La noia è un’emozione di cui bambini e adolescenti hanno bisogno. Rappresenta uno spazio in cui riflettere, pensare a se stessi, cercare di capire che cosa vogliamo, è anche uno stimolo per essere creativi, perché se ci annoiamo dobbiamo trovare il modo per superarla, per capire quali sono i nostri bisogni. Ma oggi i bambini e gli adolescenti non sono educati alla noia, i genitori riempiono lo spazio della noia dei loro figli. Le giornate dei bambini sono ricche e piene di attività affinché non si annoino, la noia spaventa. Ma in questa condizione di vuoto affettivo, la vita perde il suo significato, il momento presente diventa centrale, il qui ed ora è fondamentale in quanto permette di “imbavagliare” l’angoscia e la noia sono i vissuti dominanti. L’indifferenza emozionale caratterizza la vita emotiva dell’adolescente annoiato. La conseguenza è la negazione dell’attribuzione di valore e significato alle persone ed alle situazioni. La necessità di uscire dalla noia, determinata dal vuoto affettivo, porta alla ricerca dell’eccitamento momentaneo, che si può tradurre in aggressività.

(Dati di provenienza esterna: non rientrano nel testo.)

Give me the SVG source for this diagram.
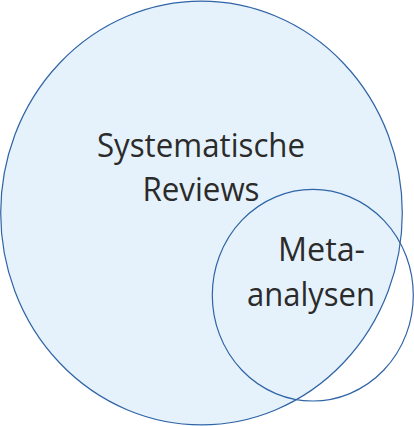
<svg xmlns="http://www.w3.org/2000/svg" width="414" height="426" viewBox="0 0 414 426">
<style>
.c{stroke:#2f64a6;stroke-width:1.2}
.t{font-family:"Open Sans","Noto Sans",sans-serif;font-size:33px;fill:#2b2b2b}
</style>
<rect width="414" height="426" fill="#ffffff"/>
<g id="systematische-reviews">
<ellipse class="c" cx="201.5" cy="213" rx="200.8" ry="211.8" fill="#e5f2fb"/>
<text class="t" x="201" y="156.5" text-anchor="middle" textLength="208" lengthAdjust="spacingAndGlyphs">Systematische</text>
<text class="t" x="201" y="201" text-anchor="middle" textLength="117" lengthAdjust="spacingAndGlyphs">Reviews</text>
</g>
<g id="metaanalysen">
<ellipse class="c" cx="312.8" cy="295.2" rx="100.5" ry="105.8" fill="none"/>
<text class="t" x="278" y="260.5" textLength="87" lengthAdjust="spacingAndGlyphs">Meta-</text>
<text class="t" x="247" y="306" textLength="128" lengthAdjust="spacingAndGlyphs">analysen</text>
</g>
<g id="connectors"/>
</svg>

Spesso per i genitori l’obiettivo fondamentale è eliminare ogni forma di frustrazione per i propri figli, liberarli da ogni forma di senso di colpa, non in senso moralistico. La colpa va intesa come capacità di rinunciare alle proprie pulsioni, la capacità di assumersi la responsabilità delle proprie azioni. Emerge quindi un adolescente apatico, incapace di gestire ogni forma di frustrazione, insensibile alla sofferenza dell’altro, incapace di ascoltare le proprie emozioni e quindi a riconoscerle nell’Altro. Una vita caratterizzata dalla mancanza di desiderio, una vita disumanizzata. Il godimento, quindi il desiderio senza sacrificio, senza limite, senza contenimento rende gli adolescenti incapaci di coltivare passioni e interessi. Un’educazione che non consente la rinuncia, il sacrificio per il bene altrui, che non favorisce la cooperazione, ma incentiva la competizione, non permette di sviluppare la capacità di essere attenti nei confronti dell’altro e di sviluppare il senso di collaborazione.
Cosa si può fare per dirimere questa “moda” giovanile?
È importante lavorare sull’educazione emotiva in famiglia e a scuola. Bisogna stare con i bambini, giocare con loro, parlare con i bambini e con gli adolescenti, aiutarli a gestire le emozioni. L’ascolto attivo, che è il vero e proprio ascolto, richiede la capacità di focalizzarsi sull’altro, sull’osservare l’altro di coglierne i vissuti e le emozioni. Solo questo ci consente di entrare in una relazione. Le emozioni sono spinte ad agire, fanno parte del nostro patrimonio genetico e ci consentono di adattarci all’ambiente circostante. Tendiamo ad allontanare e a definire come cattive le emozioni che ci fanno stare male, come tristezza e rabbia, e per educazione si tende a censurarle. È invece fondamentale imparare ad ascoltare tutte le emozioni per poterle gestire e per poterle riconoscere negli altri. Questo compito può essere svolto solo dagli adulti di riferimento, genitori e insegnanti.